Despite the fact that the polar anticyclones are not permanent features, subsidence near the poles produces a surface flow that, while moving towards the equator, comes under the Coriolis force and becomes polar easterly in each hemisphere.
The cold polar easterlies in their equator-ward movement clash with the warmer westerlies of the temperate regions. The zone of contact between these airflows of contrasting nature is called the polar front, which has been discussed elsewhere in the book.
The third cell is characterized by considerable horizontal turbulent mixing at all levels. Here heat transport is accomplished by the waves in the westerlies.
To sum up, in the tropical regions the exchange of heat and momentum is accomplished by direct circulations. According to Riehl, the above mentioned exchange in the tropical circulations is a direct meridional one.
But the seasonal variations do not allow the components to be identified easily. Byers give example of the northern hemisphere trade winds. Over the oceans the trade winds transport air towards the equator.
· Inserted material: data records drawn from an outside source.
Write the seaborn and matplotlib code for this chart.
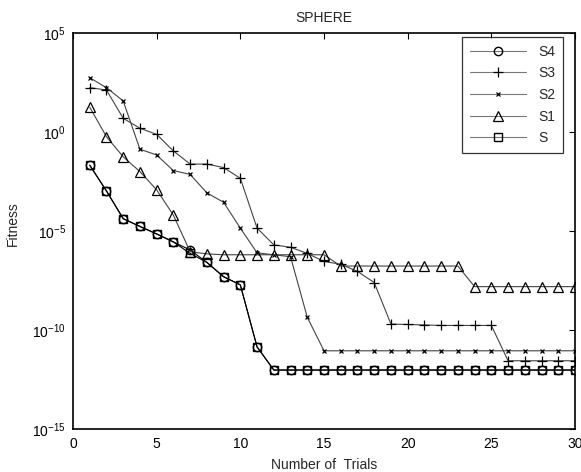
import matplotlib
matplotlib.use("Agg")
import matplotlib.pyplot as plt
import seaborn as sns
import pandas as pd
import numpy as np
from matplotlib.ticker import NullLocator

trials = list(range(1, 31))

S = [2.1e-2, 1.05e-3, 4.2e-5, 1.7e-5, 7.1e-6, 2.8e-6, 7.4e-7, 2.6e-7, 4.9e-8, 1.9e-8,
     1.4e-11, 9.5e-13, 9.5e-13, 9.5e-13, 9.5e-13, 9.5e-13, 9.5e-13, 9.5e-13, 9.5e-13, 9.5e-13,
     9.5e-13, 9.5e-13, 9.5e-13, 9.5e-13, 9.5e-13, 9.5e-13, 9.5e-13, 9.5e-13, 9.5e-13, 9.5e-13]
S4 = [2.1e-2, 1.05e-3, 4.2e-5, 1.7e-5, 7.1e-6, 2.8e-6, 1.1e-6, 2.6e-7, 4.9e-8, 1.9e-8,
      1.4e-11, 9.5e-13, 9.5e-13, 9.5e-13, 9.5e-13, 9.5e-13, 9.5e-13, 9.5e-13, 9.5e-13, 9.5e-13,
      9.5e-13, 9.5e-13, 9.5e-13, 9.5e-13, 9.5e-13, 9.5e-13, 9.5e-13, 9.5e-13, 9.5e-13, 9.5e-13]
S1 = [17.8, 0.58, 0.056, 0.01, 1.2e-3, 6.3e-5, 9.0e-7, 7.0e-7, 6.3e-7, 6.3e-7,
      6.3e-7, 6.3e-7, 6.3e-7, 6.3e-7, 6.3e-7, 1.7e-7, 1.7e-7, 1.7e-7, 1.7e-7, 1.7e-7,
      1.7e-7, 1.7e-7, 1.7e-7, 1.55e-8, 1.55e-8, 1.55e-8, 1.55e-8, 1.55e-8, 1.55e-8, 1.55e-8]
S2 = [550, 174, 37, 0.135, 0.069, 0.0112, 7.2e-3, 8.5e-4, 2.8e-4, 1.4e-5,
      7.9e-7, 6.3e-7, 5.0e-7, 4.4e-10, 8.9e-12, 8.9e-12, 8.9e-12, 8.9e-12, 8.9e-12, 8.9e-12,
      8.9e-12, 8.9e-12, 8.9e-12, 8.9e-12, 8.9e-12, 8.9e-12, 8.9e-12, 8.9e-12, 8.9e-12, 8.9e-12]
S3 = [174, 132, 4.9, 1.55, 0.76, 0.11, 0.024, 0.024, 0.016, 4.6e-3,
      1.4e-5, 2.0e-6, 1.5e-6, 7.4e-7, 2.9e-7, 2.1e-7, 9.1e-8, 2.5e-8, 2.0e-10, 1.9e-10,
      1.8e-10, 1.7e-10, 1.7e-10, 1.7e-10, 1.7e-10, 2.8e-12, 2.8e-12, 2.8e-12, 2.8e-12, 2.8e-12]

series_names = ["S4", "S3", "S2", "S1", "S"]
series_values = [S4, S3, S2, S1, S]
xticks = [0, 5, 10, 15, 20, 25, 30]
yticks = [1e-15, 1e-10, 1e-5, 1e0, 1e5]

sns.set_style("white")
plt.rcParams["font.family"] = ["Liberation Sans", "DejaVu Sans"]
plt.rcParams["mathtext.fontset"] = "custom"
plt.rcParams["mathtext.rm"] = "Liberation Sans"
plt.rcParams["mathtext.it"] = "Liberation Sans"
plt.rcParams["font.size"] = 10

df = pd.concat([pd.DataFrame({"Trial": trials, "Fitness": v, "Series": n})
                for n, v in zip(series_names, series_values)])

fig = plt.figure(figsize=(5.81, 4.72), dpi=100)
ax = fig.add_axes([73/581, 43/472, (575-73)/581, (429-33)/472])

styles = {
    "S4": dict(marker="o", color="black", ms=6, mfc="none", mec="black", mew=1.0),
    "S3": dict(marker="+", color="#444444", ms=6.5, mec="black", mew=0.9),
    "S2": dict(marker="x", color="#444444", ms=3.5, mec="black", mew=0.9),
    "S1": dict(marker="^", color="#444444", ms=7, mfc="none", mec="black", mew=0.9),
    "S":  dict(marker="s", color="black", ms=6, mfc="none", mec="black", mew=1.0),
}

for n in series_names:
    st = styles[n]
    sns.lineplot(data=df[df["Series"] == n], x="Trial", y="Fitness", ax=ax,
                 label=n, color=st["color"], marker=st["marker"], markersize=st["ms"],
                 markerfacecolor=st.get("mfc", st["mec"]), markeredgecolor=st["mec"],
                 markeredgewidth=st["mew"], linewidth=0.8, errorbar=None)

ax.set_yscale("log")
ax.set_xlim(0, 30)
ax.set_ylim(1e-15, 1e5)
ax.set_xticks(xticks)
ax.set_yticks(yticks)
ax.yaxis.set_minor_locator(NullLocator())
ax.tick_params(direction="in", top=True, right=True, length=4, width=0.8,
               labelsize=10, colors="black")
ax.tick_params(axis="x", pad=6)
ax.tick_params(axis="y", pad=5)
for sp in ax.spines.values():
    sp.set_visible(True)
    sp.set_color("black")
    sp.set_linewidth(1.2)

ax.set_title("SPHERE", fontsize=10, pad=8)
ax.set_xlabel("Number of  Trials", fontsize=10, labelpad=5)
ax.set_ylabel("Fitness", fontsize=10)
ax.yaxis.set_label_coords(-0.106, 0.518)

leg = ax.legend(loc="upper right", frameon=True, fancybox=False, fontsize=10,
                handlelength=4.0, borderpad=0.55, labelspacing=0.55, handletextpad=0.9,
                borderaxespad=0.0, bbox_to_anchor=(0.976, 0.99))
leg.get_frame().set_edgecolor("black")
leg.get_frame().set_linewidth(0.9)
for h in leg.get_lines():
    h.set_color("#777777")

fig.savefig("out.png", dpi=100)
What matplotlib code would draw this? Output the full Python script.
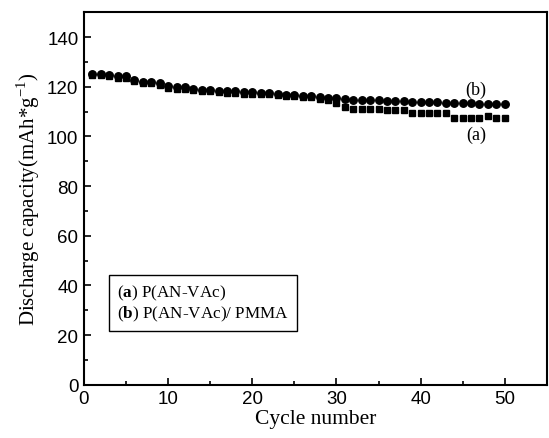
import numpy as np
import matplotlib.pyplot as plt
from matplotlib.ticker import MultipleLocator

plt.rcParams['mathtext.fontset'] = 'custom'
plt.rcParams['mathtext.rm'] = 'Liberation Serif'
plt.rcParams['mathtext.bf'] = 'Liberation Serif:bold'

# data
cycles = np.arange(1, 51)
cap_a = [124.7, 124.8, 124.3, 123.7, 123.7, 122.1, 121.3, 121.3, 120.8, 119.6,
         119.2, 119.2, 118.7, 118.3, 118.3, 117.9, 117.6, 117.6, 117.2, 117.2,
         116.9, 116.9, 116.7, 116.3, 116.3, 115.9, 115.7, 115.1, 114.6, 113.6,
         112.0, 111.2, 111.2, 111.2, 111.2, 110.7, 110.7, 110.7, 109.6, 109.6,
         109.6, 109.6, 109.4, 107.6, 107.4, 107.4, 107.4, 108.3, 107.3, 107.3]
cap_b = [125.2, 125.3, 124.8, 124.2, 124.2, 122.6, 121.8, 121.8, 121.3, 120.1,
         119.7, 119.7, 119.2, 118.8, 118.8, 118.4, 118.1, 118.1, 117.7, 117.7,
         117.4, 117.4, 117.2, 116.8, 116.8, 116.4, 116.3, 115.9, 115.6, 115.3,
         114.9, 114.8, 114.7, 114.6, 114.5, 114.4, 114.3, 114.1, 114.0, 113.9,
         113.8, 113.7, 113.6, 113.5, 113.4, 113.3, 113.2, 113.1, 113.0, 112.9]

fig = plt.figure(figsize=(5.49, 4.39), dpi=100)
ax = fig.add_axes([0.153, 0.121, 0.843, 0.849])

ax.plot(cycles, cap_b, 'o', color='black', ms=5.4, zorder=2)
ax.plot(cycles, cap_a, 's', color='black', ms=4.9, zorder=3)

ax.set_xlim(0, 55)
ax.set_ylim(0, 150)
ax.xaxis.set_major_locator(MultipleLocator(10))
ax.xaxis.set_minor_locator(MultipleLocator(5))
ax.yaxis.set_minor_locator(MultipleLocator(10))
ax.set_yticks(np.arange(0, 141, 20))
ax.tick_params(which='major', direction='in', length=5, width=1.2,
               labelsize=13.5, pad=4)
ax.tick_params(which='minor', direction='in', length=3, width=1.2)
for lab in ax.get_xticklabels() + ax.get_yticklabels():
    lab.set_family('Liberation Sans')
for s in ax.spines.values():
    s.set_linewidth(1.5)

ax.set_xlabel('Cycle number', family='Liberation Serif', fontsize=15.5, labelpad=1)
ax.set_ylabel(r'Discharge capacity(mAh*g$^{\mathregular{-1}}$)',
              family='Liberation Serif', fontsize=15, labelpad=4)

ax.text(46.6, 119, '(b)', family='Liberation Serif', fontsize=13,
        ha='center', va='center')
ax.text(46.6, 101, '(a)', family='Liberation Serif', fontsize=13,
        ha='center', va='center')

ax.text(3.9, 33.0, '($\\mathbf{a}$) P(AN-VAc)\n($\\mathbf{b}$) P(AN-VAc)/ PMMA',
        family='Liberation Serif', fontsize=12.3, ha='left', va='center',
        linespacing=1.15,
        bbox=dict(boxstyle='square,pad=0.45', fc='white', ec='black', lw=1.0))

fig.savefig('out.png', dpi=100)
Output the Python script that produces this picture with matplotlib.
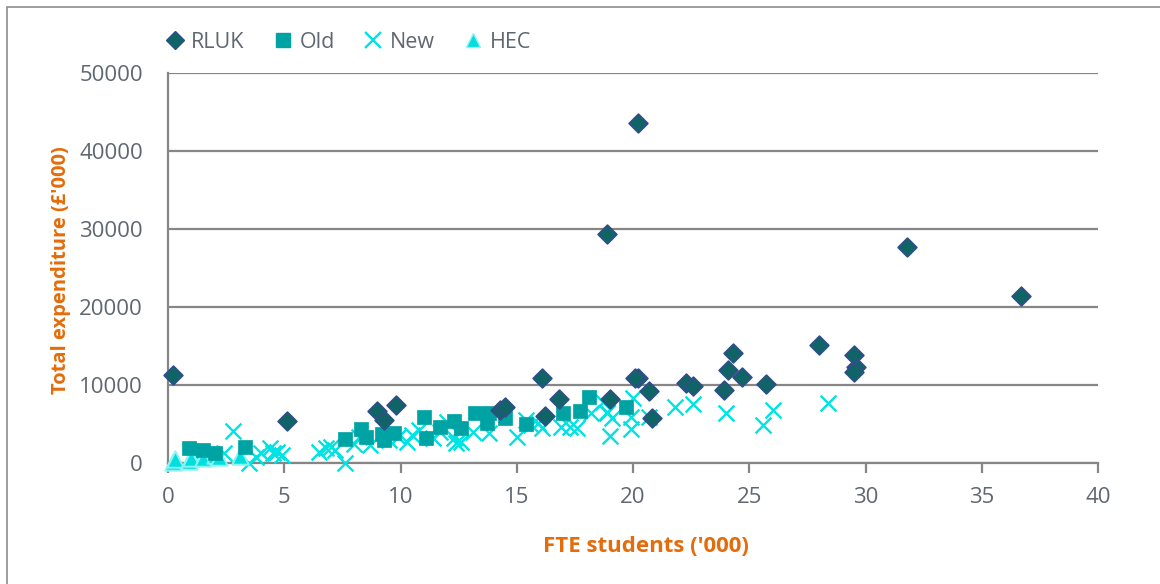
import matplotlib
matplotlib.use("Agg")
import matplotlib.pyplot as plt
from matplotlib.patches import Rectangle
from matplotlib.lines import Line2D

# ---- data (FTE students '000, total expenditure £'000) ----
rluk_x = [0.2, 5.1, 9.0, 9.3, 9.8, 14.3, 14.5, 16.1, 16.2, 16.8, 19.0, 20.2, 20.1,
          20.7, 20.8, 22.3, 22.6, 23.9, 24.1, 24.3, 24.7, 25.7, 28.0, 29.5, 29.6,
          29.5, 18.9, 20.2, 31.8, 36.7]
rluk_y = [11300, 5400, 6700, 5500, 7400, 6800, 7200, 10900, 6000, 8200, 8200, 10900, 10900,
          9200, 5800, 10300, 9900, 9400, 11900, 14100, 11000, 10100, 15100, 13800, 12300,
          11700, 29400, 43600, 27700, 21400]

old_x = [0.9, 1.5, 2.0, 3.3, 7.6, 8.3, 8.5, 9.2, 9.7, 9.3, 11.0, 11.1, 11.7, 12.3,
         12.6, 13.2, 13.8, 13.7, 14.5, 15.4, 17.0, 17.7, 18.1, 19.7]
old_y = [1900, 1700, 1300, 2100, 3100, 4400, 3300, 3700, 3800, 3000, 5900, 3200, 4600, 5400,
         4500, 6400, 6400, 5100, 5800, 5000, 6400, 6700, 8500, 7200]

new_x = [2.4, 2.8, 3.5, 3.8, 4.0, 4.4, 4.5, 4.7, 4.9, 6.5, 6.8, 7.0, 7.2, 7.6, 8.0,
         8.2, 8.7, 9.5, 9.9, 10.3, 10.5, 10.8, 11.4, 11.7, 12.0, 12.3, 12.4, 12.6, 13.1,
         13.8, 15.0, 15.4, 15.6, 15.9, 16.1, 16.9, 17.3, 17.6, 18.2, 18.9, 18.7, 18.9,
         19.1, 19.0, 19.9, 19.9, 20.0, 20.7, 21.8, 22.6, 24.0, 25.6, 26.0, 28.4, 1.2, 1.8]
new_y = [1300, 4100, 0, 800, 1300, 1900, 1300, 1400, 1000, 1400, 1900, 2100, 1700, 0, 2500,
         3300, 2300, 2900, 3300, 2700, 3600, 4200, 3200, 4000, 5200, 3200, 2600, 2700, 4000,
         3800, 3300, 5500, 4900, 5100, 4500, 4600, 4600, 4500, 6400, 6500, 7800, 6400,
         5800, 3500, 5900, 4400, 8300, 5900, 7200, 7600, 6400, 4900, 6800, 7700, 900, 1100]

hec_x = [0.2, 0.3, 0.9, 1.0, 1.5, 2.0, 2.2, 3.1]
hec_y = [100, 500, 300, 600, 700, 1000, 800, 900]

x_ticks = [0, 5, 10, 15, 20, 25, 30, 35, 40]
y_ticks = [0, 10000, 20000, 30000, 40000, 50000]

plt.rcParams['font.family'] = ['Open Sans', 'DejaVu Sans']

W, H = 1160, 584
fig = plt.figure(figsize=(W / 100, H / 100), dpi=100)
fig.patch.set_facecolor('white')
# outer frame (cut off at right/bottom in the reference)
fig.patches.append(Rectangle((7 / W, -0.05), 1.2, 1 - 7 / H + 0.05, transform=fig.transFigure,
                             fill=False, edgecolor='#8c8c8c', linewidth=1.2))

ax = fig.add_axes([168 / W, 1 - 463 / H, (1098 - 168) / W, (463 - 73) / H])
ax.set_xlim(0, 40)
ax.set_ylim(0, 50000)
ax.set_xticks(x_ticks)
ax.set_yticks(y_ticks)
ax.set_xticklabels([str(v) for v in x_ticks])
ax.set_yticklabels([str(v) for v in y_ticks])

grid_c = '#868686'
ax.yaxis.grid(True, color=grid_c, linewidth=1.6)
ax.set_axisbelow(True)
for s in ['top', 'right']:
    ax.spines[s].set_visible(False)
ax.spines['left'].set_color(grid_c)
ax.spines['bottom'].set_color(grid_c)
ax.spines['left'].set_linewidth(1.6)
ax.spines['bottom'].set_linewidth(1.6)
ax.tick_params(axis='x', direction='out', length=7, width=1.6, color=grid_c,
               labelsize=16, labelcolor='#5f6770', pad=10)
ax.tick_params(axis='y', length=0, labelsize=16, labelcolor='#5f6770', pad=18)

c_rluk = '#0f6466'
e_rluk = '#2f4f86'
c_old = '#00a3a3'
c_new = '#00e3e3'
c_hec = '#00dede'
e_hec = '#8cf3f3'

ax.scatter(new_x, new_y, marker='x', s=130, color=c_new, linewidths=1.7, zorder=3, clip_on=False)
ax.scatter(hec_x, hec_y, marker='^', s=140, color=c_hec, edgecolors=e_hec, linewidths=1.4,
           zorder=4, clip_on=False)
ax.scatter(old_x, old_y, marker='s', s=115, color=c_old, edgecolors=c_old, linewidths=0.5,
           zorder=4, clip_on=False)
ax.scatter(rluk_x, rluk_y, marker='D', s=90, color=c_rluk, edgecolors=e_rluk, linewidths=1.3,
           zorder=5, clip_on=False)

fig.text(646 / W, 1 - 546 / H, "FTE students ('000)", fontsize=16, fontweight='bold',
         color='#e46c0a', ha='center', va='center')
fig.text(61 / W, 1 - 270 / H, "Total expenditure (£'000)", fontsize=14.5, fontweight='bold',
         color='#e46c0a', ha='center', va='center', rotation=90)

handles = [
    Line2D([], [], linestyle='none', marker='D', markersize=9, markerfacecolor=c_rluk,
           markeredgecolor=e_rluk, markeredgewidth=1.0, label='RLUK'),
    Line2D([], [], linestyle='none', marker='s', markersize=10, markerfacecolor=c_old,
           markeredgecolor=c_old, label='Old'),
    Line2D([], [], linestyle='none', marker='x', markersize=11, markeredgecolor=c_new,
           markeredgewidth=1.7, label='New'),
    Line2D([], [], linestyle='none', marker='^', markersize=10, markerfacecolor=c_hec,
           markeredgecolor=e_hec, label='HEC'),
]
leg = fig.legend(handles=handles, loc='center left', bbox_to_anchor=(164 / W, 1 - 42 / H),
                 ncol=4, frameon=False, fontsize=15.5, handletextpad=0.25, columnspacing=1.3,
                 handlelength=1.0, borderaxespad=0, borderpad=0)
for t in leg.get_texts():
    t.set_color('#5f6770')

fig.savefig('out.png', dpi=100, facecolor='white')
But over the continents the monsoon circulation transports air towards the north during the warmer part of the year. During the winter months the dry offshore winds transfer air from land to sea. The direction is meridional in this case also.
In the middle to high latitudes, according to Byers, the transfer of mean potential energy to mean kinetic energy is affected through the energy of extra tropical cyclones and anticyclones.